Zak’s Daily Round-Up: BP., FRES, RRS, DKL and ENQ
Market Direction: Pound/Dollar below $1.45 Risks $1.40 Again
BP (BP.): Above 50 Day Line Targets 400p
As we are allegedly at the dawn of an extended recovery for Crude Oil, it seems fair to be going with BP to see whether some of this renewed interest in the commodity has fed through to the share price. What can be seen here on the daily chart is that there has clearly not been the big rebound for this oil major, as there has been for some of its smaller counterparts. All of this goes to suggest that if you are a fan of the company’s chunky dividend, then you would not be buying into the stock too far off the main base towards 320p. As far as what the upside here may be, the view is that the shares are heading higher within a rising trend channel from December. The floor of the channel currently runs level with the 50 day moving average, with the message at the moment being that provided there is no end of day close back below this notional double support, we should be treated to significant upside. The favoured destination at this point is seen as being as high as the four month price channel top at 400p. The timeframe on such a move is regarded as being the next 1-2 months. At this stage only cautious traders would wait on a momentum signal such as an end of day close above the 200 day moving average at 370p, even though the latest break for the upside back above the neutral 50 level to leave it at 55 is regarded as a leading indicator on potential upside.
Fresnillo (FRES): Gap towards Resistance Targets 1,200p
While it may be said that shares of Randgold Resources (RRS), covered next, have grabbed all the attention for being one of the FTSE 100 shining lights for 2016, it can be seen how silver/gold miner Fresnillo is not too far behind in the bullish stakes. This is because we have been treated to a rampant performance over recent months from the Mexico focused miner, and, if anything, it would appear the technicals here are continuing to improve. This is said in the aftermath of the gap to the upside last week for the stock through its 10 day and 20 day moving averages, currently at 949p. All of this goes to suggest that we are most likely in the middle of a mid move consolidation ahead of an extended fresh push to the upside, a gap which echoes the one seen at the beginning of last month which pulled the stock up from the 750p zone to 1,000p plus. What can be said now in terms of the upside is that while there is no end of day close back below the 10 day line we could be looking to a top of August trend channel target as high as 1,210p. The timeframe on such a move is seen as being the next 4-6 weeks.

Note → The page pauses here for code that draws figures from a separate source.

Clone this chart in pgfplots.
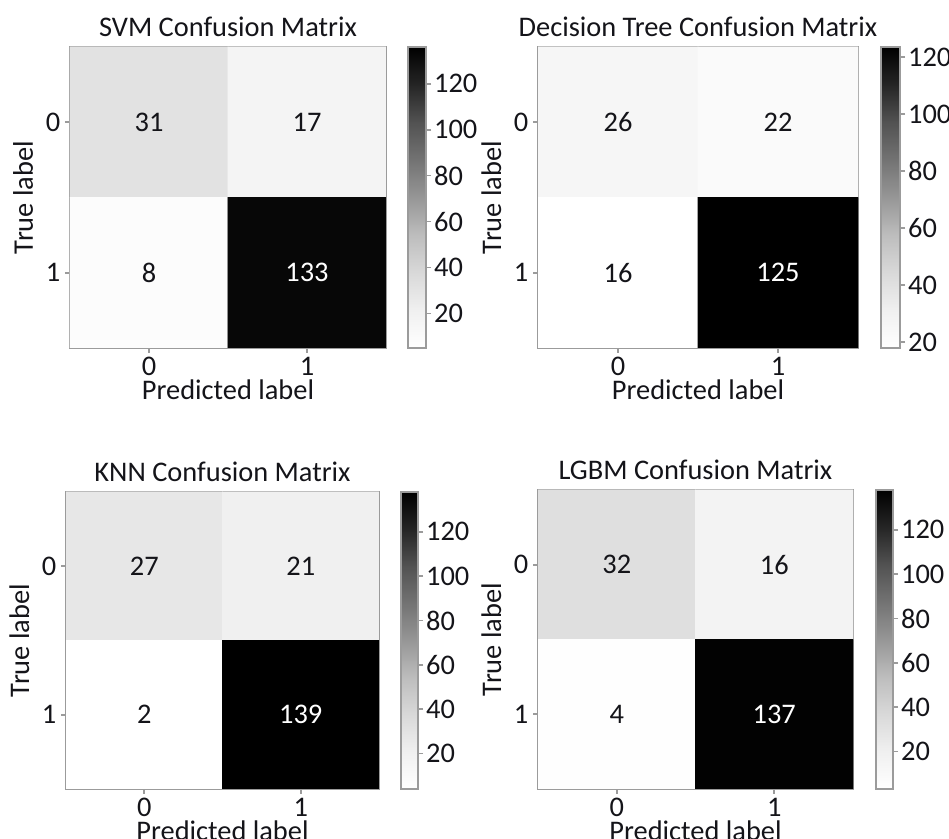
\documentclass[border=0pt]{standalone}
\usepackage{fontspec}
\setmainfont{Carlito}
\usepackage{pgfplots}
\pgfplotsset{compat=1.18}
\newcommand{\cmfont}{\fontsize{14.2pt}{17pt}\selectfont}
\definecolor{frame}{RGB}{155,155,155}
\definecolor{txt}{RGB}{20,20,25}
\pgfplotsset{
  colormap={greys}{rgb255=(255,255,255) rgb255=(240,240,240) rgb255=(217,217,217) rgb255=(189,189,189) rgb255=(150,150,150) rgb255=(115,115,115) rgb255=(82,82,82) rgb255=(37,37,37) rgb255=(0,0,0)},
  cm/.style={
    scale only axis,
    anchor=south west,
    xmin=-0.5, xmax=1.5, ymin=-0.5, ymax=1.5,
    y dir=reverse,
    xtick={0,1}, ytick={0,1},
    xticklabels={0,1}, yticklabels={0,1},
    xtick pos=bottom, ytick pos=left,
    tick align=outside,
    major tick length=2.5pt,
    tick style={frame, line width=0.8pt},
    axis line style={frame, line width=1.4pt},
    tick label style={font=\cmfont, text=txt},
    xticklabel style={anchor=base, yshift=-11.5pt},
    yticklabel style={anchor=east, xshift=1.2pt},
    every axis title shift=0pt,
    title style={font=\cmfont, text=txt, at={(0.5,1)}, anchor=base, yshift=5pt},
    every axis x label/.style={at={(axis description cs:0.5,0)}, anchor=base, yshift=-26pt, font=\cmfont, text=txt},
    every axis y label/.style={at={(axis description cs:0,0.5)}, rotate=90, anchor=base, yshift=18.5pt, font=\cmfont, text=txt},
    xlabel={Predicted label}, ylabel={True label},
    colormap name=greys,
    colorbar,
    /pgf/number format/assume math mode=true,
    colorbar style={
      at={(parent axis.south east)}, anchor=south west, xshift=2.5pt,
      width=9pt, scale only axis,
      ytick={20,40,60,80,100,120},
      tick align=outside,
      major tick length=2.5pt,
      yticklabel pos=right,
      ytick pos=right,
      tick style={frame, line width=0.8pt},
      axis line style={frame, line width=1.4pt},
      tick label style={font=\cmfont, text=txt},
      yticklabel style={anchor=west, xshift=-2pt},
      /pgf/number format/assume math mode=true,
    },
  },
  cmplot/.style={matrix plot*, point meta=explicit, mesh/cols=2, mesh/rows=2, draw=none},
  blk/.style={only marks, mark=none, nodes near coords, point meta=explicit symbolic,
    nodes near coords style={anchor=center, font=\cmfont, text=txt}},
  wht/.style={only marks, mark=none, nodes near coords, point meta=explicit symbolic,
    nodes near coords style={anchor=center, font=\cmfont, text=white}},
}
\begin{document}
\begin{tikzpicture}
\path[use as bounding box] (0,0) rectangle (474.5pt,419.5pt);

% SVM
\begin{axis}[cm, at={(35pt,245.5pt)}, width=158pt, height=150.5pt,
  point meta min=5, point meta max=136,
  title={SVM Confusion Matrix}, colorbar style={height=150.5pt}]
\addplot[cmplot] table[meta=c] {
x y c
0 0 31
1 0 17
0 1 8
1 1 133
};
\addplot[blk] table[meta=c] {
x y c
0 0 31
1 0 17
0 1 8
};
\addplot[wht] table[meta=c] {
x y c
1 1 133
};
\end{axis}

% Decision Tree
\begin{axis}[cm, at={(269pt,245.5pt)}, width=160pt, height=150.5pt,
  point meta min=18, point meta max=123.5,
  title={Decision Tree Confusion Matrix}, colorbar style={height=150.5pt, xshift=0.5pt, width=9.5pt}]
\addplot[cmplot] table[meta=c] {
x y c
0 0 26
1 0 22
0 1 16
1 1 125
};
\addplot[blk] table[meta=c] {
x y c
0 0 26
1 0 22
0 1 16
};
\addplot[wht] table[meta=c] {
x y c
1 1 125
};
\end{axis}

% KNN
\begin{axis}[cm, at={(33pt,25pt)}, width=156.5pt, height=148.5pt,
  point meta min=4, point meta max=138,
  title={KNN Confusion Matrix}, colorbar style={height=148.5pt, width=8.5pt}]
\addplot[cmplot] table[meta=c] {
x y c
0 0 27
1 0 21
0 1 2
1 1 139
};
\addplot[blk] table[meta=c] {
x y c
0 0 27
1 0 21
0 1 2
};
\addplot[wht] table[meta=c] {
x y c
1 1 139
};
\end{axis}

% LGBM
\begin{axis}[cm, at={(269pt,25pt)}, width=157.5pt, height=149.5pt,
  point meta min=3, point meta max=138,
  title={LGBM Confusion Matrix}, colorbar style={height=149.5pt, xshift=0.5pt, width=8.5pt}]
\addplot[cmplot] table[meta=c] {
x y c
0 0 32
1 0 16
0 1 4
1 1 137
};
\addplot[blk] table[meta=c] {
x y c
0 0 32
1 0 16
0 1 4
};
\addplot[wht] table[meta=c] {
x y c
1 1 137
};
\end{axis}
\end{tikzpicture}
\end{document}
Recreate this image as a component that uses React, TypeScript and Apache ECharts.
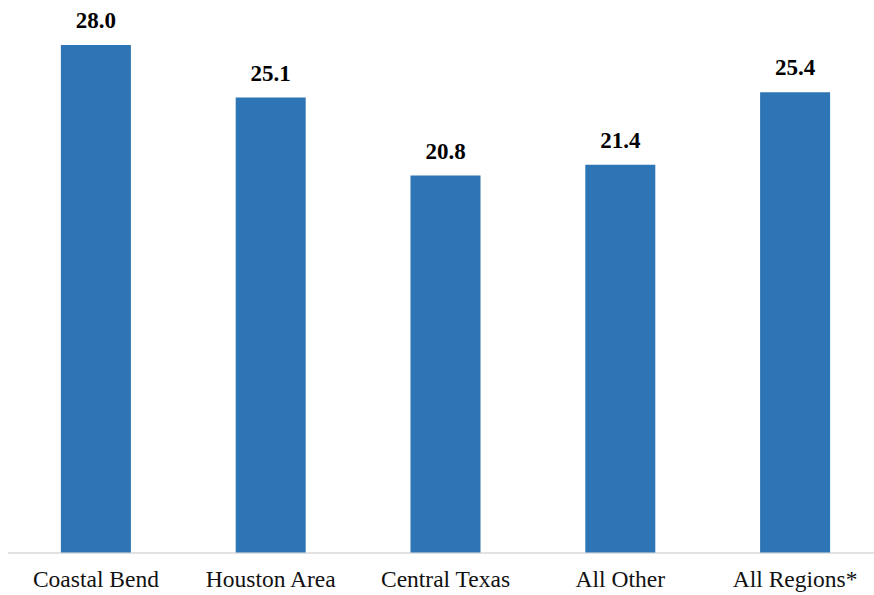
import React, { useEffect, useRef } from "react";
import * as echarts from "echarts";

const regions = ["Coastal Bend", "Houston Area", "Central Texas", "All Other", "All Regions*"];
const values = [28.0, 25.1, 20.8, 21.4, 25.4];

const SERIF = "'Liberation Serif', 'Times New Roman', serif";

export default function App() {
  const ref = useRef<HTMLDivElement>(null);

  useEffect(() => {
    if (!ref.current) return;
    const chart = echarts.init(ref.current, null, { renderer: "svg" });
    chart.setOption({
      animation: false,
      backgroundColor: "#ffffff",
      grid: {
        left: 8.5,
        right: -8.5,
        top: 45,
        bottom: 42.5,
        containLabel: false,
        outerBoundsMode: "none",
      },
      xAxis: {
        type: "category",
        data: regions,
        axisLine: { show: true, lineStyle: { color: "#d9d9d9", width: 1.5 } },
        axisTick: { show: false },
        axisLabel: {
          color: "#111111",
          fontFamily: SERIF,
          fontSize: 23.5,
          margin: 14.5,
        },
      },
      yAxis: {
        type: "value",
        min: 0,
        max: 28,
        show: false,
        splitLine: { show: false },
      },
      series: [
        {
          type: "bar",
          data: values,
          barWidth: 70,
          itemStyle: { color: "#2e75b6" },
          label: {
            show: true,
            position: "top",
            distance: 13,
            formatter: (p: any) => p.value.toFixed(1),
            color: "#000000",
            fontFamily: SERIF,
            fontWeight: "bold",
            fontSize: 23,
          },
        },
      ],
    });
    return () => chart.dispose();
  }, []);

  return (
    <div
      ref={ref}
      style={{ position: "fixed", left: 0, top: 0, width: 874, height: 595 }}
    />
  );
}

Randgold Resources (RRS): 7,800p Late 2015 Price Channel Destination
Randgold Resources has effectively been the number one gold play, and in many ways, rather better than having a few ingots delivered to your house. This is because the shares have the liquidity and the gearing, and are rather easier to barter than your average gold bar. Getting back to the charting position here, it can be seen how there has been a rising trend channel which has its floor running level with the 10 day moving average running at 6,378p. The assumption to make now is that at least while there is no end of day close back below this notional double support we could be on the receiving end of decent further upside, even after all the gains to date. The favoured destination as soon as the end of next month is 7,800p at the December resistance line projection.
Small Caps Focus
Dekeloil (DKL): Above 1.5p Targets as High as 3p
For some reason the stock market has been relatively slow to cotton onto the attractions of Dekeloil. This may have been a straightforward PR issue – people feeling gun shy regarding investing in a company based in the Ivory Coast, not understanding what Palm Oil is, and not even piling into the stock after star fund manager Gervais Williams. However, the fundamentals have actually been consistent and compelling, with the share price chart very much reflecting this at the moment. This is said in the wake of the clear break of the main post November resistance at 1.3p. Above this level on a weekly close basis it is possible to look for considerable upside. Just how the shares could fly is suggested by the top of a wide rising trend channel in place on the daily chart which has its resistance line projection heading as high as 3p. This is the 3-4 month target for Dekeloil while the main autumn resistance remains as support. Only cautious traders would wait on a clearance of the former 2015 peak at 1.50p plus before taking the plunge on the upside.
Enquest (ENQ): Above 20p Targets 30p
Even though shares of Enquest are well off the bottom given the rally since the end of January, it would appear that there is still plenty of momentum behind the recovery. This is said on the basis of the latest gap to the upside through the 50 day moving average at 14.29p – also level with the floor of a rising trend channel from the end of November. All of this would suggest that as little as an end of day close back above post December resistance at 20p could lead to the November price channel top at 30p plus over the following 4-6 weeks. At this stage only cautious traders would look to buy into any weakness back towards the initial March peak at 17.1p before taking the plunge on the upside.